Entries with chart source code
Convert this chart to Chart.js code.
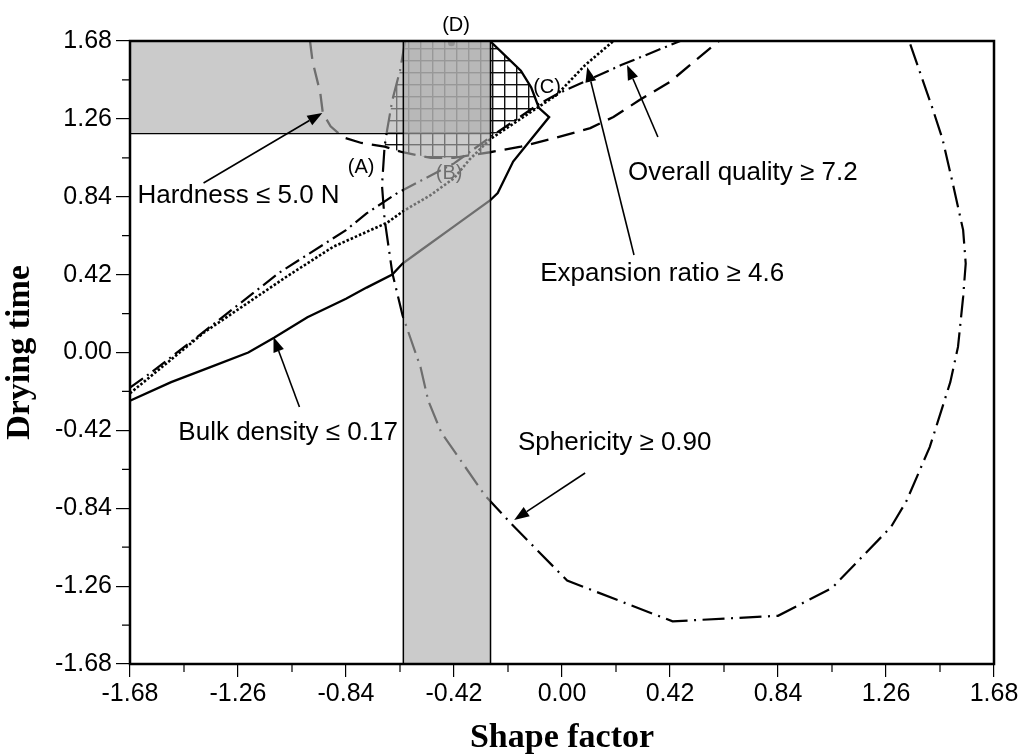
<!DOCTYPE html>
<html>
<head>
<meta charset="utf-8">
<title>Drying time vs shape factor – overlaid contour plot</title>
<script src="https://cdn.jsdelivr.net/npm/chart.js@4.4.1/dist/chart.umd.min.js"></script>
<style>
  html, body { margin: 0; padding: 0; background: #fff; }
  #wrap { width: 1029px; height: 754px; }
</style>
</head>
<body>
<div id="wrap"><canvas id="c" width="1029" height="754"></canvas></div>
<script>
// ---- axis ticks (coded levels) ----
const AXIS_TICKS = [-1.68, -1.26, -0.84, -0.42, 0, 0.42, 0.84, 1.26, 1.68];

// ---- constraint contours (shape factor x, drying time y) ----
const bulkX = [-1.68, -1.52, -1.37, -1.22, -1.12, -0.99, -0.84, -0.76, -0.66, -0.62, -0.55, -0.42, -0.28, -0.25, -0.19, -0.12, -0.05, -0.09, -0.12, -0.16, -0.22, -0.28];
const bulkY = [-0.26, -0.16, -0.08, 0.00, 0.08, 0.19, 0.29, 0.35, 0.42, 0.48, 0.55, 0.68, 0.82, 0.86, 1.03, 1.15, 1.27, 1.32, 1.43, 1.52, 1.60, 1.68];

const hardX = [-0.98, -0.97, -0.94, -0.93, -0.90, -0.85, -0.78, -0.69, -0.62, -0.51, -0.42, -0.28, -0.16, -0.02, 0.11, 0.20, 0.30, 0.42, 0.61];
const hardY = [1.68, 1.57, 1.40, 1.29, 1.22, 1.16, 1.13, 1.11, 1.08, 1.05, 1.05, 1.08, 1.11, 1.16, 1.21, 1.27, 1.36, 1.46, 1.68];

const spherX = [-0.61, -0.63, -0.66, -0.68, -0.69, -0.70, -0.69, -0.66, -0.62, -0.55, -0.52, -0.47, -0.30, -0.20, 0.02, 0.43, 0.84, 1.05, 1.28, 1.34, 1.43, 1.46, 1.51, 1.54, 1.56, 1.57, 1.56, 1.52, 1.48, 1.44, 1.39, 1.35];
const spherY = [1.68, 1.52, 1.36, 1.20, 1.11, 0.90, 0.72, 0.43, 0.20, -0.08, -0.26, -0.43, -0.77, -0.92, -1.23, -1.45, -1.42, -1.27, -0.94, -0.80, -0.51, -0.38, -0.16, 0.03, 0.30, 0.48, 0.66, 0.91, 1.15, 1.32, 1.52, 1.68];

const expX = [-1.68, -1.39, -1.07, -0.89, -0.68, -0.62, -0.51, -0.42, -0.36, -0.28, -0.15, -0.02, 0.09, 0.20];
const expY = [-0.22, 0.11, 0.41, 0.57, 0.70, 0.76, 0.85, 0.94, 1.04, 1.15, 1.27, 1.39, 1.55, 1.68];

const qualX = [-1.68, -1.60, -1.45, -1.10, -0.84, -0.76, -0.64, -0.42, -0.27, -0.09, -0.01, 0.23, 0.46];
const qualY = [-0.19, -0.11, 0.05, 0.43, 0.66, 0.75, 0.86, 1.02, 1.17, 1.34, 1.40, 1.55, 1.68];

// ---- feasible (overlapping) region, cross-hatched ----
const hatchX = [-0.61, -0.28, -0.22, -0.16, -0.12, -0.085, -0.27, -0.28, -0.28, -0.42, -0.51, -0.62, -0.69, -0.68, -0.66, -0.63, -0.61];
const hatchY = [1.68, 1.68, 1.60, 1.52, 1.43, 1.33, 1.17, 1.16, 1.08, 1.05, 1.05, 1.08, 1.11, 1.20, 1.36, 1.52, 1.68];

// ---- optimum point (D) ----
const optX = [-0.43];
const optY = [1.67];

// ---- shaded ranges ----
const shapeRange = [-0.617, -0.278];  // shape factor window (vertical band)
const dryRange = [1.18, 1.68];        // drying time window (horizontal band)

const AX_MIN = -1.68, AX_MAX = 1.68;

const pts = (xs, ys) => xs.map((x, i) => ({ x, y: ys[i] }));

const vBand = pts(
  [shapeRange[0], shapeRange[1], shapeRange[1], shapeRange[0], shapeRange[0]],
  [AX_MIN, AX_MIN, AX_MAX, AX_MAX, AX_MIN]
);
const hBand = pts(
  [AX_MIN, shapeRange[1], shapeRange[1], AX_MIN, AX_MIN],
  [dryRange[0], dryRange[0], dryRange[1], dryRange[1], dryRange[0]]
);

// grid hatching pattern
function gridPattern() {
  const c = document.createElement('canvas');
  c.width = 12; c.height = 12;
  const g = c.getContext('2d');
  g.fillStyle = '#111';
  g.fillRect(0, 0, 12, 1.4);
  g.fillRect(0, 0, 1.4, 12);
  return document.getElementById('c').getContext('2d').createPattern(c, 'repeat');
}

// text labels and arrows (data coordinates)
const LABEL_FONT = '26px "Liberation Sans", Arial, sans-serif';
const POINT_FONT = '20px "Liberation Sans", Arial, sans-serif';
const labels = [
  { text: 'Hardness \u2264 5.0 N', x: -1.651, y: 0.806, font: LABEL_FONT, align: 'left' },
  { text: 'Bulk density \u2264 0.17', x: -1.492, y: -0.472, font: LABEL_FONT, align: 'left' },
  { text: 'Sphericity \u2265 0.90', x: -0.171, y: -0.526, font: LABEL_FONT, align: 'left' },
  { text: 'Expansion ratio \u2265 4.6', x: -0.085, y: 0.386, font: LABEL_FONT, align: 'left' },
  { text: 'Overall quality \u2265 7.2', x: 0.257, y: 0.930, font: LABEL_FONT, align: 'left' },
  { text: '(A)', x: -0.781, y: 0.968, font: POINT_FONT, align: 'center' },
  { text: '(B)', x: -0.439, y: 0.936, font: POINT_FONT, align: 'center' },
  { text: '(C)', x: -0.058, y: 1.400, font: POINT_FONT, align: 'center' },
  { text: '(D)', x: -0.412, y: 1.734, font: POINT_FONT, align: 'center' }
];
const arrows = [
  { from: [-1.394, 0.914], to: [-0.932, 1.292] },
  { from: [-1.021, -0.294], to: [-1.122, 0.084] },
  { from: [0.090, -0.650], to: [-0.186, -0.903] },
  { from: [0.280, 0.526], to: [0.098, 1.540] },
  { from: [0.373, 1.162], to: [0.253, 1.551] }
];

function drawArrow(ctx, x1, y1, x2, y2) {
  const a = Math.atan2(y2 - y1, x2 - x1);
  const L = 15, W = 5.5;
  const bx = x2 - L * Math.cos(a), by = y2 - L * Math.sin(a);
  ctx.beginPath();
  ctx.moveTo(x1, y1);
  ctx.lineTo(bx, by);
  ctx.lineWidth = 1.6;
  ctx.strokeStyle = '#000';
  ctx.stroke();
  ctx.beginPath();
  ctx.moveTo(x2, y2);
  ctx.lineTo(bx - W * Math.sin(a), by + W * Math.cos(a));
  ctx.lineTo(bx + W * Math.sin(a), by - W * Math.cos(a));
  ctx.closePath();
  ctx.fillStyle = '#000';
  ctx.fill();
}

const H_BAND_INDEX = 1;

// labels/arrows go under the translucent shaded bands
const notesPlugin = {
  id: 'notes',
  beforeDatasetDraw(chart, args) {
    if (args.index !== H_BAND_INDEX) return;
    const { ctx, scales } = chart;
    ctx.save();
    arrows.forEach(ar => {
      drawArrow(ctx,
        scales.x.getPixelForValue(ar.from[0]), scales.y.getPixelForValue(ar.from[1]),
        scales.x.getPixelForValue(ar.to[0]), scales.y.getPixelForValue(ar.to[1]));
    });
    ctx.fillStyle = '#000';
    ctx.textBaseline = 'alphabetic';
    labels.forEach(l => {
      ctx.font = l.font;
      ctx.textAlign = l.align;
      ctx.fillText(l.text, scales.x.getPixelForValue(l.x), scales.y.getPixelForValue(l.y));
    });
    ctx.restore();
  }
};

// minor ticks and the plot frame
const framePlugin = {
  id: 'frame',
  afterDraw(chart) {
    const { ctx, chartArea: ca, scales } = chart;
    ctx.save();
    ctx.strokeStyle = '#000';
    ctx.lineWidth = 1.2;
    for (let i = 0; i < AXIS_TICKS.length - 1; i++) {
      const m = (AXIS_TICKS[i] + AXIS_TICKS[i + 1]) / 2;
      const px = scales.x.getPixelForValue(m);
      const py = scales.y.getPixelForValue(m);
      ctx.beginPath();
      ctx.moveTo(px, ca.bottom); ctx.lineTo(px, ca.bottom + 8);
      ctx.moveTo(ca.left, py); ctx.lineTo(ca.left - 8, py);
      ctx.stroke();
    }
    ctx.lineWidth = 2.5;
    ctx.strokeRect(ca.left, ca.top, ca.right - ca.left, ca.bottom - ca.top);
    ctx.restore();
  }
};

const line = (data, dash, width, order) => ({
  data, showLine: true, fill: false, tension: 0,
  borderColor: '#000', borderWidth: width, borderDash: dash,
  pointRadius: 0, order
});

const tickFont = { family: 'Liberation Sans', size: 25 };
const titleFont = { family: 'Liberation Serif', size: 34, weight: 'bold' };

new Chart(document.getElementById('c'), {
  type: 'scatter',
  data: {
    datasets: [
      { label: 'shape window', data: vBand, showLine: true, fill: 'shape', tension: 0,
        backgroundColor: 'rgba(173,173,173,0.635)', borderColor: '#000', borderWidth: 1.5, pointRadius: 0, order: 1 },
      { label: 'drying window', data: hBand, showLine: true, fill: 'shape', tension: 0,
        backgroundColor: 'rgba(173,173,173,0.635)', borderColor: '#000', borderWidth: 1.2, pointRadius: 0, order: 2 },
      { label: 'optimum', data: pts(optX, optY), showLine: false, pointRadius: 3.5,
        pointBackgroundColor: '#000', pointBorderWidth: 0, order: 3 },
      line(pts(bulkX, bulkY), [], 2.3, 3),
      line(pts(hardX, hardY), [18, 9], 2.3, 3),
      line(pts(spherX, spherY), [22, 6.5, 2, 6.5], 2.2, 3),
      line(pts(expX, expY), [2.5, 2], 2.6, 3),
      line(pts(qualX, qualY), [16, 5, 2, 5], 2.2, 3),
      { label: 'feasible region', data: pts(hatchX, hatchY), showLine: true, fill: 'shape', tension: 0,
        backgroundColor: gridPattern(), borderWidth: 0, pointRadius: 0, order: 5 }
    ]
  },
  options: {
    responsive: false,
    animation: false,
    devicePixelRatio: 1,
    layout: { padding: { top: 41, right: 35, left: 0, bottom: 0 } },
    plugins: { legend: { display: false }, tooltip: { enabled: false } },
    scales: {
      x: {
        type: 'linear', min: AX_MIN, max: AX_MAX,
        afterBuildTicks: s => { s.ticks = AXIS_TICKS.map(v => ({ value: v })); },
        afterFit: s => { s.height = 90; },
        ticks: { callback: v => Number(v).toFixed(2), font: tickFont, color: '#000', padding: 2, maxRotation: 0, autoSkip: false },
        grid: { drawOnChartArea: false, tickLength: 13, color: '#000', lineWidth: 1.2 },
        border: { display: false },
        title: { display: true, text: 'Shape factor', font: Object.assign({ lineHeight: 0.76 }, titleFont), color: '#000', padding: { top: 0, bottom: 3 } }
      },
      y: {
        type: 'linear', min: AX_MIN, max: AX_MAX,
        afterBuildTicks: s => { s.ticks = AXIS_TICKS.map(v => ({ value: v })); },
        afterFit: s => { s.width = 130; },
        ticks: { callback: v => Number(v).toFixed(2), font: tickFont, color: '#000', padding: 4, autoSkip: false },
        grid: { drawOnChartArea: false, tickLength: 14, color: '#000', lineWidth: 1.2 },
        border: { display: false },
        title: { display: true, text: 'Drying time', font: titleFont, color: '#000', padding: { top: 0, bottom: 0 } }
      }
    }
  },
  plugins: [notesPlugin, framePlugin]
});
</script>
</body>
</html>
--
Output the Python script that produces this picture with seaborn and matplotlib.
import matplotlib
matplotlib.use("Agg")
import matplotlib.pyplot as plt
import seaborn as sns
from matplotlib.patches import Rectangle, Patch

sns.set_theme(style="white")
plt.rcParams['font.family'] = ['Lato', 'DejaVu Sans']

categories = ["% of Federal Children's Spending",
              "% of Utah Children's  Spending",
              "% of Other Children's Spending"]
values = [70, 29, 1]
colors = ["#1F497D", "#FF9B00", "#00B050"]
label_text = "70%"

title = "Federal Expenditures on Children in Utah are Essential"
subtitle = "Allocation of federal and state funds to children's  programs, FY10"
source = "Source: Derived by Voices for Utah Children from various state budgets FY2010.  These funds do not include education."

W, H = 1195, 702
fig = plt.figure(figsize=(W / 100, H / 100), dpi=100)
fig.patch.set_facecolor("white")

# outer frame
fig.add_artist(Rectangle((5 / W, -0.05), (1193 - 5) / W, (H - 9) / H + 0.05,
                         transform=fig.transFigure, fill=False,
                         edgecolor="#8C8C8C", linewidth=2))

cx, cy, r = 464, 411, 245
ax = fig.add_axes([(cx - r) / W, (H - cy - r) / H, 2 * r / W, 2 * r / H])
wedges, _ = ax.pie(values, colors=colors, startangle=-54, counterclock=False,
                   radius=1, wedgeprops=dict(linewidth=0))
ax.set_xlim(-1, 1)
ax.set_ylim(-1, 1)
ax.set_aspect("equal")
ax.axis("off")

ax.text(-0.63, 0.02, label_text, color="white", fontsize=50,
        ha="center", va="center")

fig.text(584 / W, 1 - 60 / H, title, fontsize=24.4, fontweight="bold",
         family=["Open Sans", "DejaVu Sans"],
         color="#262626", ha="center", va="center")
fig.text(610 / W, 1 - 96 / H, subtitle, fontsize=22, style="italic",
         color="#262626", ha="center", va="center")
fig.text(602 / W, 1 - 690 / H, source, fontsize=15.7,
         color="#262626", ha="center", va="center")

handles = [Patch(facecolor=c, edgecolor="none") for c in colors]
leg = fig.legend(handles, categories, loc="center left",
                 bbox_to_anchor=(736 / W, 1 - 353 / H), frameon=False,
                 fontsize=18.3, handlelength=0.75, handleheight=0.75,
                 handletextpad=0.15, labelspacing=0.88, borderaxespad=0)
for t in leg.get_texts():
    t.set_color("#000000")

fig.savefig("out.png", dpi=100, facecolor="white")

▶ What to do:
Take the material above and output only the lines from the one that contains "Convert this chart to Chart.js code." through the one that contains "0.84, 1.26, 1.68];", ends included and images left out.

▶ Output of the task:
Convert this chart to Chart.js code.
<!DOCTYPE html>
<html>
<head>
<meta charset="utf-8">
<title>Drying time vs shape factor – overlaid contour plot</title>
<script src="https://cdn.jsdelivr.net/npm/chart.js@4.4.1/dist/chart.umd.min.js"></script>
<style>
  html, body { margin: 0; padding: 0; background: #fff; }
  #wrap { width: 1029px; height: 754px; }
</style>
</head>
<body>
<div id="wrap"><canvas id="c" width="1029" height="754"></canvas></div>
<script>
// ---- axis ticks (coded levels) ----
const AXIS_TICKS = [-1.68, -1.26, -0.84, -0.42, 0, 0.42, 0.84, 1.26, 1.68];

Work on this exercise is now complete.